PROBLEM STATEMENT
Extract each line containing the string "that".
[BEGIN TASK INPUTS]
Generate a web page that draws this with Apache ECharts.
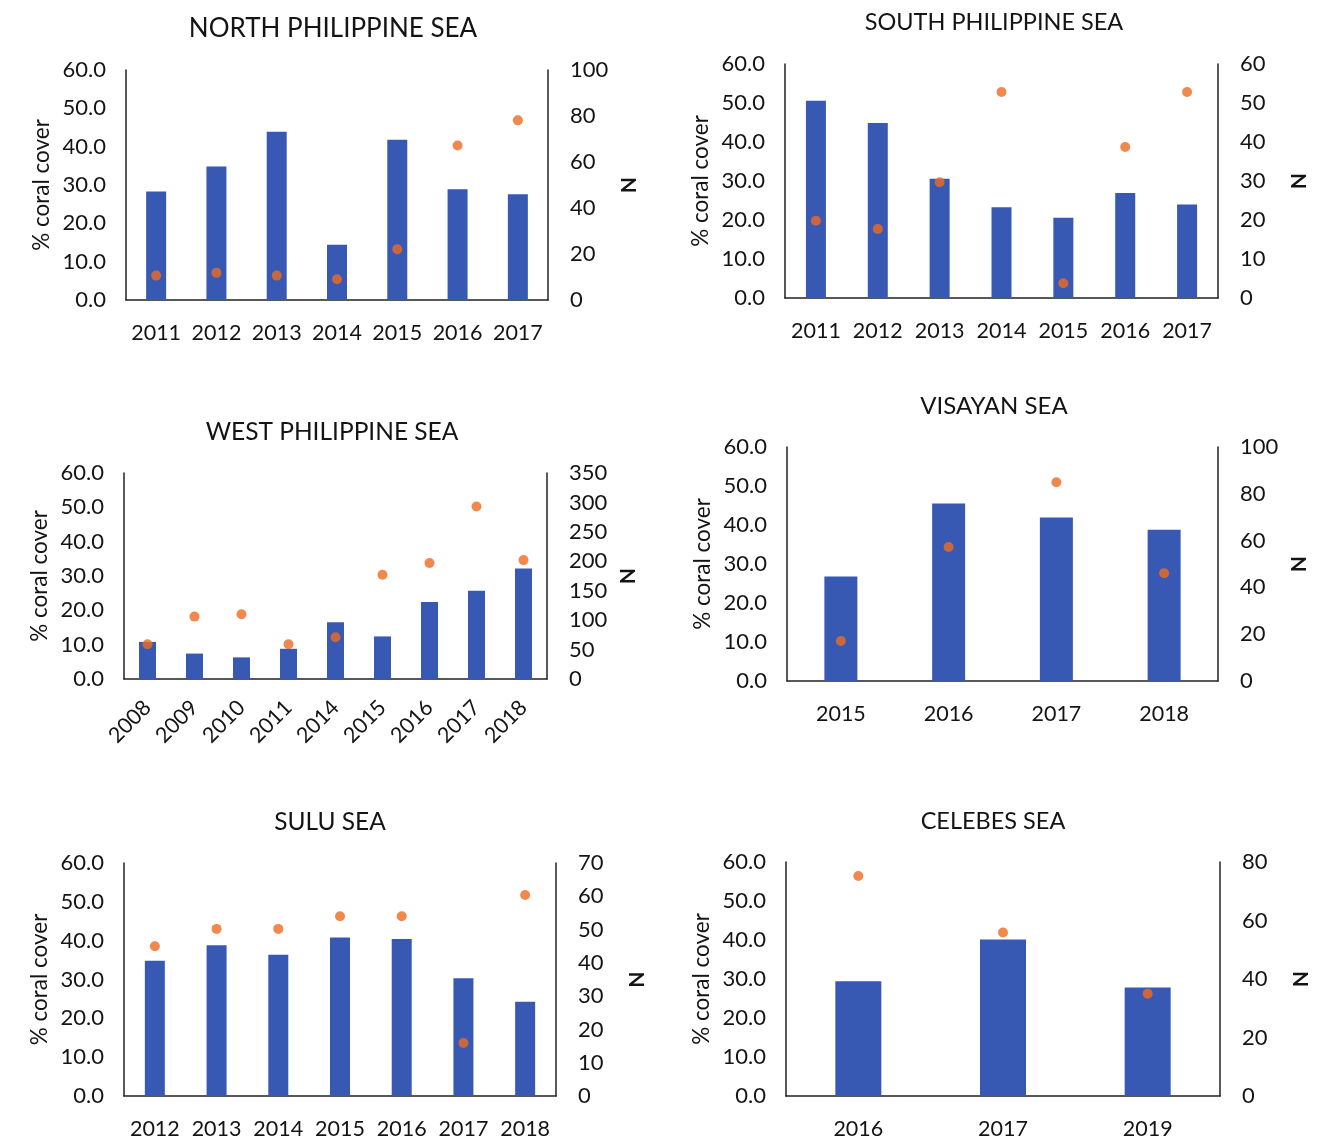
[END TASK INPUTS]
[BEGIN TASK INPUTS]
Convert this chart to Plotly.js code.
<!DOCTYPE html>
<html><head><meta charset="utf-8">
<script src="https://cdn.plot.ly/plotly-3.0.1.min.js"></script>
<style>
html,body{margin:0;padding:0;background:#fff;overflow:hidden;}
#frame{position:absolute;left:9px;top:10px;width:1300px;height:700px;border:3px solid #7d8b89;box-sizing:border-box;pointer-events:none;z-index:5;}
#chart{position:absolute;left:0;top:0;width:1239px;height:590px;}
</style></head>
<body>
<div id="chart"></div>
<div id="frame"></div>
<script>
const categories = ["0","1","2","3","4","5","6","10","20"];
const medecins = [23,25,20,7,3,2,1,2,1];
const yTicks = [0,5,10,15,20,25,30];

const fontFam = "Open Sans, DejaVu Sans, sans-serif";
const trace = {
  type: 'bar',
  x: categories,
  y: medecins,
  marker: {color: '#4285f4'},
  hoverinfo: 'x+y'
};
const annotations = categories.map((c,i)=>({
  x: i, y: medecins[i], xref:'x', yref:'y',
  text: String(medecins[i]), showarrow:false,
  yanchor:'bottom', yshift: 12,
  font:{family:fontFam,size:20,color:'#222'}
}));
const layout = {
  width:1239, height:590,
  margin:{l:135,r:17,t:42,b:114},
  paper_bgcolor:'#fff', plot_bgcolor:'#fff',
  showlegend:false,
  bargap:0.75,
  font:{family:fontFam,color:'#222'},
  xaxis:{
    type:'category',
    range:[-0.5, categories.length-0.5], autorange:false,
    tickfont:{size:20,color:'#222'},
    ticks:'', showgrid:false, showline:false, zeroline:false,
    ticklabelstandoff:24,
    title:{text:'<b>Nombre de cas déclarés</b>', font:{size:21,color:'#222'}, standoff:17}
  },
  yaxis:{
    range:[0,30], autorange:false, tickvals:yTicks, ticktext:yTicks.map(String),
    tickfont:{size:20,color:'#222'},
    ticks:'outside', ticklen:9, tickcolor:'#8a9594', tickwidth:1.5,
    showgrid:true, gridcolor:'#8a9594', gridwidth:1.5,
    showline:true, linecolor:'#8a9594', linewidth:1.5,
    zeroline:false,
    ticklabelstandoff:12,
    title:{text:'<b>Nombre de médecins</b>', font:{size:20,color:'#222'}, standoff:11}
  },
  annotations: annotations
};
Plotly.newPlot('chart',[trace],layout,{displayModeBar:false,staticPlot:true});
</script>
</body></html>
[END TASK INPUTS]
[BEGIN TASK INPUTS]
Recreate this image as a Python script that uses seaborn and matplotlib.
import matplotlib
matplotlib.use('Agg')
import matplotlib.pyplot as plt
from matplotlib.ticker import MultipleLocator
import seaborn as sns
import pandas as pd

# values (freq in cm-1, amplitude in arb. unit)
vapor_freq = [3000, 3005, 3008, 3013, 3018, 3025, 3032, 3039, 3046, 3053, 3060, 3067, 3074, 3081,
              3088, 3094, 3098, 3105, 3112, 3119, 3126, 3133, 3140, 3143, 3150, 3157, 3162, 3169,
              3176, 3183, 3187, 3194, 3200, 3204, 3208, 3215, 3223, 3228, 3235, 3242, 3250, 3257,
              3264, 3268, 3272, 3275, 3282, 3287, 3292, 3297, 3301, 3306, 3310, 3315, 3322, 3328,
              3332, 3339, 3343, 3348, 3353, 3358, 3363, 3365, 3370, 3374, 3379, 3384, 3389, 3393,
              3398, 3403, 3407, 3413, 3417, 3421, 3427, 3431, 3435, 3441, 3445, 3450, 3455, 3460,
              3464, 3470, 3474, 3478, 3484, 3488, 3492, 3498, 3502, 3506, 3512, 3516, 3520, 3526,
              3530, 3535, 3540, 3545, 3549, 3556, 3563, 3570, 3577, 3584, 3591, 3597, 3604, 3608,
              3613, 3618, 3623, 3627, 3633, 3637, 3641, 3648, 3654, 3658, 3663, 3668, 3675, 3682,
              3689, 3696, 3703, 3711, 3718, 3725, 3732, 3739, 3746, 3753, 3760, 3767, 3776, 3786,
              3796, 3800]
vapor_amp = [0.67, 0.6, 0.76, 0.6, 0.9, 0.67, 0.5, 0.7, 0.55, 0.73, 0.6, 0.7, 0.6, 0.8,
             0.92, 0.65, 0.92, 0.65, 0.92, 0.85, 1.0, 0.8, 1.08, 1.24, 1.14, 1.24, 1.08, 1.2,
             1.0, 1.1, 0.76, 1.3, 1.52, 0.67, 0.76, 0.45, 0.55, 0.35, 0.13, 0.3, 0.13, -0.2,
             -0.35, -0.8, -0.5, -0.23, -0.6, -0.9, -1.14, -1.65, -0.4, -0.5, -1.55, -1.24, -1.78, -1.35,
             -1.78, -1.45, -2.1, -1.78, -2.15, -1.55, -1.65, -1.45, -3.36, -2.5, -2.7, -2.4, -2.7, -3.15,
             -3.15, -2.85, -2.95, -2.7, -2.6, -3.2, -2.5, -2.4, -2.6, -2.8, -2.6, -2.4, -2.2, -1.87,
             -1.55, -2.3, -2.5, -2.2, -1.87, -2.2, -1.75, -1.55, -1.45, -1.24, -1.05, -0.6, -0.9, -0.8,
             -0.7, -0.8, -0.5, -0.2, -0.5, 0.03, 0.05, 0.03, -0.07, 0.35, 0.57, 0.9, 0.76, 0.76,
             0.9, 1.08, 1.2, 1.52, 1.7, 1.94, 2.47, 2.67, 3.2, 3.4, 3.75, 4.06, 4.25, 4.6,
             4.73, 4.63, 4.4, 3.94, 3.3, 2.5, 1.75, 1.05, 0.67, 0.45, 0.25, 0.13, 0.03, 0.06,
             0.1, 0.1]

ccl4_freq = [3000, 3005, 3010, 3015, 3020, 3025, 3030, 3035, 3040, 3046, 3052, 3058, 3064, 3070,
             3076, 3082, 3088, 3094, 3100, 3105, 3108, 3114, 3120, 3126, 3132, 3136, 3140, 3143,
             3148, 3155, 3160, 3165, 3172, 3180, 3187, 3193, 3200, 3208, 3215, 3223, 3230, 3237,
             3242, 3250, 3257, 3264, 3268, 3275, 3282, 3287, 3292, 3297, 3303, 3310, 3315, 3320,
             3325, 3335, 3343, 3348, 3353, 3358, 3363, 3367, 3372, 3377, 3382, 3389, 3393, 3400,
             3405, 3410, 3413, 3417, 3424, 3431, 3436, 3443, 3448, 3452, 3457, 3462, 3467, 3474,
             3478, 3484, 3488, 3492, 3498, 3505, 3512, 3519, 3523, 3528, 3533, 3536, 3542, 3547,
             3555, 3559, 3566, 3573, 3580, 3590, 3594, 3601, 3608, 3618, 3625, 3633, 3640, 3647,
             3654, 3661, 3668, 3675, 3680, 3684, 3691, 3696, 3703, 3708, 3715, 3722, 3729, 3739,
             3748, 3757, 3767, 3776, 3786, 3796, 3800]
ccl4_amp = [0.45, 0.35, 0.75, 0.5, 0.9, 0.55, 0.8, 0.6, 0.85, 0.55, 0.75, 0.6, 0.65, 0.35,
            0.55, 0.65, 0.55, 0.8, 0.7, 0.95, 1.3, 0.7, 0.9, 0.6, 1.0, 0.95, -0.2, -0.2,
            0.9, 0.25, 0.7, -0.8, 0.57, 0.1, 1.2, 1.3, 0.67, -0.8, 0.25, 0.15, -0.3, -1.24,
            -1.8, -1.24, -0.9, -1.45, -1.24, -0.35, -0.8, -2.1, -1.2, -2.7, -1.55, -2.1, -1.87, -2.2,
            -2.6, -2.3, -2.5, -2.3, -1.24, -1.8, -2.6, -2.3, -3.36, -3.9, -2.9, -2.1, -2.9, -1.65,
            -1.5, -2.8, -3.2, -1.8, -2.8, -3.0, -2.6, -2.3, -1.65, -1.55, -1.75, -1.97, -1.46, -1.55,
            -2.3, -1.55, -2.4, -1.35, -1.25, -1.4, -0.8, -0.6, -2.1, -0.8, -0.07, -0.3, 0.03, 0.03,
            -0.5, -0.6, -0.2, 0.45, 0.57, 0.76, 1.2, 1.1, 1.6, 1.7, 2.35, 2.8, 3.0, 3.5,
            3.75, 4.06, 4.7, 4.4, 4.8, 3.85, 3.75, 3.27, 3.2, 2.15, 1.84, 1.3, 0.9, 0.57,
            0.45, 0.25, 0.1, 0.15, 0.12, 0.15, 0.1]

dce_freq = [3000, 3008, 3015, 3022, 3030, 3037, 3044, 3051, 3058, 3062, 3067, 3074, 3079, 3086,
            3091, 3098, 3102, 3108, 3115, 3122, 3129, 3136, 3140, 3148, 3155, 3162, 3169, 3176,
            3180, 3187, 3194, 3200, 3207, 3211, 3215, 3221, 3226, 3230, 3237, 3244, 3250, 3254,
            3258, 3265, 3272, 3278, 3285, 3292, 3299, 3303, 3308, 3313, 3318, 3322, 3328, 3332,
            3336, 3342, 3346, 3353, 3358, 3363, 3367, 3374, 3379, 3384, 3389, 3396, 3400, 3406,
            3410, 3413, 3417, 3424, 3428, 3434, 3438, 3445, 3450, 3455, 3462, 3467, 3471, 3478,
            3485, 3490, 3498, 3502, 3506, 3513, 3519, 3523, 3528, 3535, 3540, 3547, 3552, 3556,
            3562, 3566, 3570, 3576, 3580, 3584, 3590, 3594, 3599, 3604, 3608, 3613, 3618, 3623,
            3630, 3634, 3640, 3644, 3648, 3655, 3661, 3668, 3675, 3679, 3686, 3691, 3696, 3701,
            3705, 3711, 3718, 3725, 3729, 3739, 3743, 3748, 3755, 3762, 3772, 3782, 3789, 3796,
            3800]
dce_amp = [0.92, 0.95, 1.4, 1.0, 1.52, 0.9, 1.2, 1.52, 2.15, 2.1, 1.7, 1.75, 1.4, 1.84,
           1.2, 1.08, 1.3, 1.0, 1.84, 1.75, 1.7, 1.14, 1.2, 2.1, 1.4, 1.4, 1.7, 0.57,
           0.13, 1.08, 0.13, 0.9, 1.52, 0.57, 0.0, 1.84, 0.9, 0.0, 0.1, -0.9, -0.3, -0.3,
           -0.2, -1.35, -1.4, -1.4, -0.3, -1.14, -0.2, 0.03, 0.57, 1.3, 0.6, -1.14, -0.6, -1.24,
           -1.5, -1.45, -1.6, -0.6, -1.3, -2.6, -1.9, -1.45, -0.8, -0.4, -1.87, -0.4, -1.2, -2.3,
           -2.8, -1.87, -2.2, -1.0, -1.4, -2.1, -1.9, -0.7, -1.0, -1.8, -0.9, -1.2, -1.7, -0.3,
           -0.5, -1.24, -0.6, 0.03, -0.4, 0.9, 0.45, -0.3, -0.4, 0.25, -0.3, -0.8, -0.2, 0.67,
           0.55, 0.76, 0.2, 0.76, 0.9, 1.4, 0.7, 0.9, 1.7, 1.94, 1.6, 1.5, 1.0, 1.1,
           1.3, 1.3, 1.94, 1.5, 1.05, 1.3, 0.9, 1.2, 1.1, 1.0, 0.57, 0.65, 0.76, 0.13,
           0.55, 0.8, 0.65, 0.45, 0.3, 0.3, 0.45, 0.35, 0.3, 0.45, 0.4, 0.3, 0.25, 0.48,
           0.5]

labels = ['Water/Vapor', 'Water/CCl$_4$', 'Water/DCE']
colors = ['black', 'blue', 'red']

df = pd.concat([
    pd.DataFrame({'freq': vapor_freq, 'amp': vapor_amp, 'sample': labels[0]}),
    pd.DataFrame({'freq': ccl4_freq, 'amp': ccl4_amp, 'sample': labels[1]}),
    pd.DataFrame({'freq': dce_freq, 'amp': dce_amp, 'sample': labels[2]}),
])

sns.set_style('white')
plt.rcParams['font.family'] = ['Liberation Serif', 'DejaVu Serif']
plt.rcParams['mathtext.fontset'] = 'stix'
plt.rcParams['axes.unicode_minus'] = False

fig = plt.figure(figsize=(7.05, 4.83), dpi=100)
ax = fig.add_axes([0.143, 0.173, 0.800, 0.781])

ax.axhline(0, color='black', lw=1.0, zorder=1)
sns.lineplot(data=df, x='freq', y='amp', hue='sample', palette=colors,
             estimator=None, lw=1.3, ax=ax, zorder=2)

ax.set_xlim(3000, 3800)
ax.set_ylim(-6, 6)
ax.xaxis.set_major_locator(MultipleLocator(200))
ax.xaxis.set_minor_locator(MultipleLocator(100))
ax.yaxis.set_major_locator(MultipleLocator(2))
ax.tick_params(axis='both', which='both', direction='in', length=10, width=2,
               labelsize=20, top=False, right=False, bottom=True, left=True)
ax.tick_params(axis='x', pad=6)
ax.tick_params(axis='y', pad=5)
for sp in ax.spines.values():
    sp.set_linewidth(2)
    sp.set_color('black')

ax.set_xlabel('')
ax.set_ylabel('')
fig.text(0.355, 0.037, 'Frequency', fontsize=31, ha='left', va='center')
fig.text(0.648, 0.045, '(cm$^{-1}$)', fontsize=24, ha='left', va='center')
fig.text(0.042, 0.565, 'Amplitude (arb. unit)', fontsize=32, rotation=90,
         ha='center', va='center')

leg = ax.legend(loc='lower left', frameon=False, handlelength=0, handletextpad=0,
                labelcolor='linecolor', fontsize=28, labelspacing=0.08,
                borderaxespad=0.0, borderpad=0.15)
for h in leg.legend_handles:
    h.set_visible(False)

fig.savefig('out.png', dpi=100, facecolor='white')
[END TASK INPUTS]
REPLY TO THE EXERCISE
Generate a web page that draws this with Apache ECharts.
Recreate this image as a Python script that uses seaborn and matplotlib.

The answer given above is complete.